England already has a vibrant non-profit school sector that has mostly catered to more affluent families, but without bona fide for-profit providers, choice is unlikely to expand sufficiently to where it is most desperately needed.
The same applies to expanding excellence among the good schools that serve disadvantaged students. In order to raise performance across the board in poor communities, it is naturally desirable that the best schools offer their education to more than just a small number of lucky students.
Yet there are few incentives to do so in the non-profit sector. Evidence from Chile, for example, suggests that while there is a relationship between performance and enrolment growth in for-profit schools serving disadvantaged students, there is no such relationship in non-profit schools.
There is nothing wrong with non-profit schools.
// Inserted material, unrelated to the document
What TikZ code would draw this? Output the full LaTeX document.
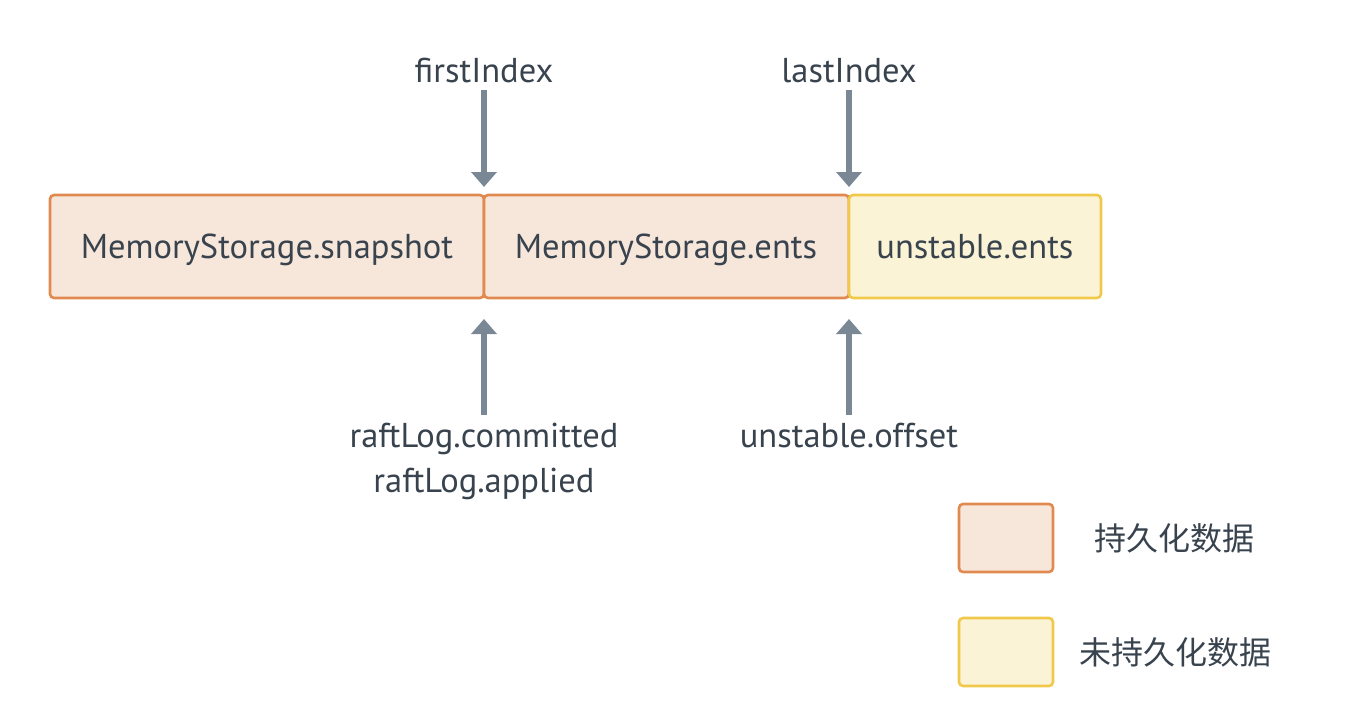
\documentclass[tikz,border=0pt]{standalone}
\usepackage{fontspec}
\setmainfont{PT Sans}
\newfontfamily\cjk{Noto Sans CJK SC}
\usetikzlibrary{arrows.meta}
\definecolor{txt}{HTML}{38434E}
\definecolor{arr}{HTML}{7A8896}
\definecolor{orb}{HTML}{E08A50}
\definecolor{orf}{HTML}{F7E6DA}
\definecolor{yeb}{HTML}{F0C94A}
\definecolor{yef}{HTML}{FBF3D6}
\begin{document}
\begin{tikzpicture}[x=1pt,y=-1pt,
  lbl/.style={text=txt,font=\fontsize{34.5}{40}\selectfont,inner sep=0pt,anchor=base},
  cjklbl/.style={text=txt,font=\cjk\fontsize{32}{38}\selectfont,inner sep=0pt},
  pbox/.style={draw=orb,fill=orf,line width=2.6pt,rounded corners=4pt},
  ubox/.style={draw=yeb,fill=yef,line width=2.6pt,rounded corners=4pt},
  ptr/.style={draw=arr,line width=6pt,-{Triangle[width=25pt,length=15pt]}}]
\useasboundingbox (0,0) rectangle (1366,720);
% boxes
\path[pbox] (50,195) rectangle (484,298);
\path[pbox] (484,195) rectangle (849,298);
\path[ubox] (849,195) rectangle (1101,298);
\node[lbl] (snap) at (267,258) {MemoryStorage.snapshot};
\node[lbl] (ents) at (666,258) {MemoryStorage.ents};
\node[lbl] (unst) at (975,258) {unstable.ents};
\coordinate (t1) at (484,187);
\coordinate (t2) at (849,187);
\coordinate (b1) at (484,319);
\coordinate (b2) at (849,319);
% labels
\node[lbl] (fi) at (484,82) {firstIndex};
\node[lbl] (li) at (849,82) {lastIndex};
\node[lbl] (rc) at (484,447) {raftLog.committed};
\node[lbl] (ra) at (484,492) {raftLog.applied};
\node[lbl] (uo) at (849,447) {unstable.offset};
\coordinate (fis) at (484,90);
\coordinate (lis) at (849,90);
\coordinate (rcs) at (484,415);
\coordinate (uos) at (849,415);
\draw[ptr] (fis) -- (t1);
\draw[ptr] (lis) -- (t2);
\draw[ptr] (rcs) -- (b1);
\draw[ptr] (uos) -- (b2);
% legend
\path[pbox] (959,504) rectangle (1053,572);
\path[ubox] (959,618) rectangle (1053,686);
\node[cjklbl] (l1) at (1174,538) {持久化数据};
\node[cjklbl] (l2) at (1175,652) {未持久化数据};
\end{tikzpicture}
\end{document}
But for-profit companies have an important role to play if poor children are to be reached on a sufficiently large scale and excellence widely promoted among them.
Of course, other institutional factors are important for the profit motive to have an impact in education. For example, with well-differentiated funding, companies have stronger incentives to target poor students because they are compensated accordingly. Also, planning laws currently make it difficult to build schools, regardless of ownership structure, thus partly strangling the supply-side profit potential. Clearly, the overall system design needs to be coherent for the profit motive to reach its potential as a driver of equity.
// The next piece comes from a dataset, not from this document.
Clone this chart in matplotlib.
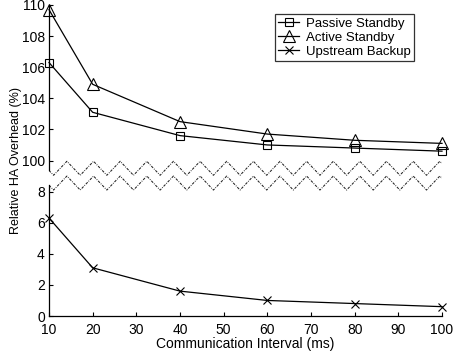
import matplotlib.pyplot as plt
import numpy as np

plt.rcParams['font.family'] = ['Liberation Sans', 'DejaVu Sans']
plt.rcParams['font.size'] = 10

# data
interval = [10, 20, 40, 60, 80, 100]
passive = [106.3, 103.1, 101.6, 101.0, 100.8, 100.6]
active = [109.7, 104.9, 102.5, 101.7, 101.3, 101.1]
upstream = [6.3, 3.1, 1.6, 1.0, 0.8, 0.6]

# upper block (100..110) is shifted down by 90 so it sits above 0..8
shift = 90
yticks = [0, 2, 4, 6, 8, 10, 12, 14, 16, 18, 20]
ylabels = ['0', '2', '4', '6', '8', '100', '102', '104', '106', '108', '110']

fig = plt.figure(figsize=(4.56, 3.52), dpi=100)
ax = fig.add_axes([49/456, 1-316/352, 393/456, 311/352])

ax.plot(interval, [v-shift for v in passive], color='black', linewidth=0.9,
        marker='s', markersize=6, markerfacecolor='none', markeredgewidth=0.8,
        label='Passive Standby', clip_on=False)
ax.plot(interval, [v-shift for v in active], color='black', linewidth=0.9,
        marker='^', markersize=8, markerfacecolor='none', markeredgewidth=0.8,
        label='Active Standby', clip_on=False)
ax.plot(interval, upstream, color='black', linewidth=0.9,
        marker='x', markersize=6, markeredgewidth=0.8,
        label='Upstream Backup', clip_on=False)

# zigzag break marks
zx = [10]
zy = [9.36]
k = 0
while True:
    t = 11.05 + 6.1*k
    if t > 100:
        break
    zx.append(t); zy.append(9.05)
    p = t + 3.05
    if p > 100:
        break
    zx.append(p); zy.append(9.95)
    k += 1
last_x, last_y = zx[-1], zy[-1]
frac = (100 - last_x) / 3.05
end_y = last_y + (9.95 - 9.05) * frac * (1 if last_y < 9.5 else -1)
zx.append(100); zy.append(end_y)
zstyle = (0, (2.5, 1.2, 0.8, 1.2))
ax.plot(zx, zy, color='#222222', linewidth=0.75, linestyle=zstyle)
ax.plot(zx, [v-0.95 for v in zy], color='#222222', linewidth=0.75, linestyle=zstyle)

# broken left axis
ax.spines['left'].set_visible(False)
ax.spines['top'].set_visible(False)
ax.spines['right'].set_visible(False)
ax.plot([10, 10], [9.36, 20], color='black', linewidth=0.9, clip_on=False)
ax.plot([10, 10], [0, 8.41], color='black', linewidth=0.9, clip_on=False)
ax.spines['bottom'].set_linewidth(0.9)

ax.set_xlim(10, 100)
ax.set_ylim(0, 20)
ax.set_xticks(range(10, 101, 10))
ax.set_yticks(yticks)
ax.set_yticklabels(ylabels)
ax.tick_params(direction='in', length=3, width=0.8)
ax.tick_params(axis='x', pad=5)
ax.tick_params(axis='y', pad=3)

ax.set_xlabel('Communication Interval (ms)', fontsize=10, labelpad=0)
ax.set_ylabel('Relative HA Overhead (%)', fontsize=9, labelpad=0)

leg = ax.legend(loc='upper right', bbox_to_anchor=((414-49)/393, 1-9/311),
                fontsize=9.5, frameon=True, fancybox=False, handlelength=1.6,
                borderpad=0.25, labelspacing=0.15, handletextpad=0.5, borderaxespad=0)
leg.get_frame().set_edgecolor('black')
leg.get_frame().set_linewidth(0.9)

plt.savefig('out.png', dpi=100)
A system where proximity is the key determinant of student allocation restricts school choice to parents with means, and decoupling choice from the size of parents' wallets is an attractive alternative to such a system. Indeed, England's recent Conservative-led reforms are partly justified as a lever of choice among students from poorer backgrounds. Yet without profit-making companies, it is unlikely that choice will expand to a degree where all students benefit. While the profit motive is not sufficient for ensuring an equitable education system that raises standards for all, it is an important ingredient in a reform package designed to produce such a system. Under the right circumstances, it is clear that profit can be progressive.
Gabriel H. Sahlgren is director of research with the UK Centre for Market Reform of Education, based at the Institute of Economic Affairs, and author of Incentivising Excellence: school choice and education quality.